222 N. Main St
Tulsa, OK 74103
8:00 p.m. Thursday, April 4, 2013
Hot 8 Brass Band
R&B | Soul
Supporting Acts: GoGo Plumbay, DJ Young Foxy Spinning afro/ethnic/garage before, during and after Hot 8 Brass Band
The Hot 8 Brass Band's eagerly awaited second album, 'The Life And Times Of…' marks their first full LP since 2007's highly acclaimed debut 'Rock With The Hot 8' put them on the global stage. New Orleans' Hot 8 Brass Band was founded in 1995 by tuba player Bennie Pete, Jerome "Bay Bay" Jones (trombone) and Harry "Swamp Thang" Cook (bass drum) to play brass band music professionally. Although many of the current members began playing together in high school, over time the line-up has inevitably shifted and changed, and continues to do so. But any incarnation of Hot 8 Brass Band will boast eight or nine players of the highest rate, bringing the passion and noise through a bevy of trombones, saxophones, trumpets, snare and bass drums, all buoyed up by the immense tuba basslines of band leader Bennie Pete. These musicians over the years have been inspired by artists such as Tuba Fats, Leroy Jones, Louis Armstrong, JJ Johnson, Stevie Wonder and Jackie McLean, and have variously recorded and performed with some of those mentioned and more. They also continue to cite each other as influences. Since their last studio release, Hot 8 Brass Band has been far from quiet.
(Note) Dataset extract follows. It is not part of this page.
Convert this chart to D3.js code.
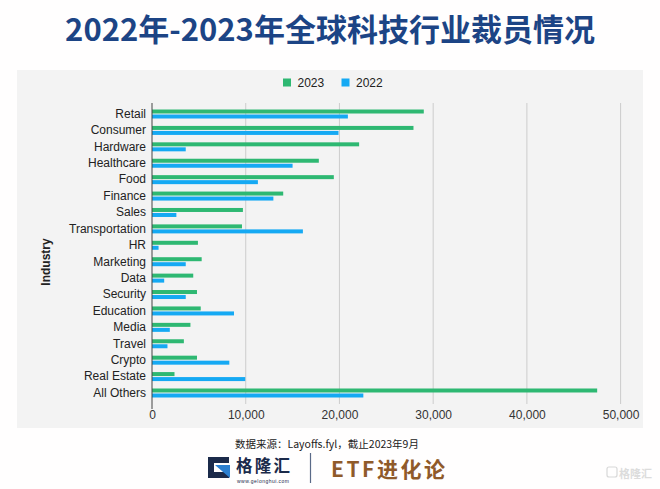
<!DOCTYPE html>
<html><head><meta charset="utf-8">
<script src="https://cdn.jsdelivr.net/npm/d3@7/dist/d3.min.js"></script>
<style>html,body{margin:0;padding:0;background:#fff;}svg{display:block;}</style>
</head><body>
<script>
const categories = ["Retail","Consumer","Hardware","Healthcare","Food","Finance","Sales","Transportation","HR","Marketing","Data","Security","Education","Media","Travel","Crypto","Real Estate","All Others"];
const values2023 = [29000,27900,22100,17800,19400,14000,9700,9600,4900,5300,4400,4800,5200,4100,3400,4800,2400,47500];
const values2022 = [20900,19900,3600,15000,11300,12950,2600,16100,700,3600,1300,3600,8750,1900,1650,8250,9950,22550];
const seriesNames = ["2023","2022"];
const xTicks = [0,10000,20000,30000,40000,50000];
const title = "2022年-2023年全球科技行业裁员情况";
const source = "数据来源：Layoffs.fyl，截止2023年9月";

const colors = {"2023":"#2eb872","2022":"#15a9f3"};
const W = 660, H = 489;
const svg = d3.select("body").append("svg").attr("width",W).attr("height",H);
svg.append("rect").attr("width",W).attr("height",H).attr("fill","#fffefe");

svg.append("text").attr("x",330).attr("y",27).attr("text-anchor","middle")
  .attr("dominant-baseline","central")
  .attr("font-family","'Noto Sans CJK SC', sans-serif").attr("font-weight",700)
  .attr("font-size",31).attr("fill","#1c4485").text(title);

// panel
svg.append("rect").attr("x",17).attr("y",70).attr("width",626).attr("height",358).attr("fill","#f3f3f3");

const x = d3.scaleLinear().domain([0,50000]).range([152,620.6]);
const y = d3.scaleBand().domain(categories).range([105.8,401.2]);
const font = "'Liberation Sans', Arial, sans-serif";

// gridlines
svg.append("g").selectAll("line").data(xTicks.filter(d=>d>0)).join("line")
  .attr("x1",d=>x(d)).attr("x2",d=>x(d)).attr("y1",103).attr("y2",404)
  .attr("stroke","#cccccc").attr("stroke-width",1);

// x axis labels via d3 axis
const xAxis = d3.axisBottom(x).tickValues(xTicks).tickSize(0).tickPadding(0).tickFormat(d3.format(","));
const gx = svg.append("g").attr("transform","translate(0,410)").call(xAxis);
gx.select(".domain").remove();
gx.selectAll("text").attr("font-family",font).attr("font-size",12).attr("fill","#333").attr("dy","0.71em");

// y axis labels
const yAxis = d3.axisLeft(y).tickSize(0).tickPadding(6);
const gy = svg.append("g").attr("transform","translate(152,0)").call(yAxis);
gy.select(".domain").remove();
gy.selectAll("text").attr("font-family",font).attr("font-size",12).attr("fill","#222");

// bars
const bh = 4;
svg.append("g").selectAll("rect").data(categories).join("rect")
  .attr("x",x(0)).attr("y",d=>y(d)+y.bandwidth()/2-4.5)
  .attr("width",(d,i)=>x(values2023[i])-x(0)).attr("height",bh).attr("fill",colors["2023"]);
svg.append("g").selectAll("rect").data(categories).join("rect")
  .attr("x",x(0)).attr("y",d=>y(d)+y.bandwidth()/2+0.5)
  .attr("width",(d,i)=>x(values2022[i])-x(0)).attr("height",bh).attr("fill",colors["2022"]);

// baseline
svg.append("line").attr("x1",x(0)).attr("x2",x(0)).attr("y1",103).attr("y2",409)
  .attr("stroke","#444").attr("stroke-width",1);

// y title
svg.append("text").attr("transform","translate(46,262) rotate(-90)").attr("text-anchor","middle")
  .attr("dominant-baseline","central").attr("font-family",font).attr("font-weight",700)
  .attr("font-size",12).attr("fill","#222").text("Industry");

// legend
const leg = svg.append("g");
const legX = [283, 341.5];
seriesNames.forEach((s,i)=>{
  leg.append("rect").attr("x",legX[i]).attr("y",78.5).attr("width",8).attr("height",8).attr("fill",colors[s]);
  leg.append("text").attr("x",legX[i]+14.5).attr("y",82.5).attr("dominant-baseline","central")
    .attr("font-family",font).attr("font-size",12).attr("fill","#222").text(s);
});

// source
svg.append("text").attr("x",235).attr("y",443).attr("dominant-baseline","central")
  .attr("font-family","'Noto Sans CJK SC', sans-serif").attr("font-size",10.5).attr("fill","#222").text(source);

// logo
const lg = svg.append("g");
lg.append("path").attr("d","M208,457 h21 v6 h-15 v9 h9 v-3 h6 v9 h-21 z").attr("fill","#1b2a4a");
lg.append("path").attr("d","M215,465 l15,0 l0,13 z").attr("fill","#2b7fd0");
lg.append("text").attr("x",236).attr("y",465).attr("dominant-baseline","central")
  .attr("font-family","'Noto Sans CJK SC', sans-serif").attr("font-weight",700).attr("font-size",16.5)
  .attr("fill","#1b2a4a").attr("textLength",54).text("格隆汇");
lg.append("text").attr("x",237).attr("y",480.5).attr("dominant-baseline","central")
  .attr("font-family",font).attr("font-size",5).attr("fill","#1b2a4a").attr("textLength",52).text("www.gelonghui.com");
lg.append("line").attr("x1",310.5).attr("x2",310.5).attr("y1",453).attr("y2",483).attr("stroke","#5a6a88").attr("stroke-width",1.2);
lg.append("text").attr("x",331).attr("y",468).attr("dominant-baseline","central")
  .attr("font-family","'Noto Sans CJK SC', sans-serif").attr("font-weight",700).attr("font-size",21)
  .attr("fill","#8f5a2a").attr("textLength",114).text("ETF进化论");
// watermark
svg.append("rect").attr("x",607).attr("y",467).attr("width",10).attr("height",10).attr("rx",2)
  .attr("fill","none").attr("stroke","#d8d8d8").attr("stroke-width",1.2);
svg.append("text").attr("x",619).attr("y",472.5).attr("dominant-baseline","central")
  .attr("font-family","'Noto Sans CJK SC', sans-serif").attr("font-weight",700).attr("font-size",11)
  .attr("fill","#dcdcdc").text("格隆汇");
</script>
</body></html>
In addition to their regular US headline shows, parades and community projects, they have played support slots for the likes of Mos Def, Lauryn Hill and Mary J Blige, and also embarked on successful international tours, playing Glastonbury festival and more. They were featured in Spike Lee's documentary When the Creek Don't Rise (the follow up to When the Levees Broke which Hot 8 also appeared in) and most recently, HBO included a piece of their story in the acclaimed Treme TV series. Hot 8 is a band with stories to tell. Their stories are neither fairytales nor melodramas, but simple, often hard truths: the lives and the times of the band's eight full-time members, in which they have seen more than their share of tragedy, not least the deaths in violent circumstances of several band members, and the hurricane devastation and aftermath in their city. Carrying on the New Orleans narrative tradition, their debut introduced them and their richly connotative music to the world; "The Life And Times Of…" brings the next chapter, and a new level of significance for those interested in brass band music and its global power.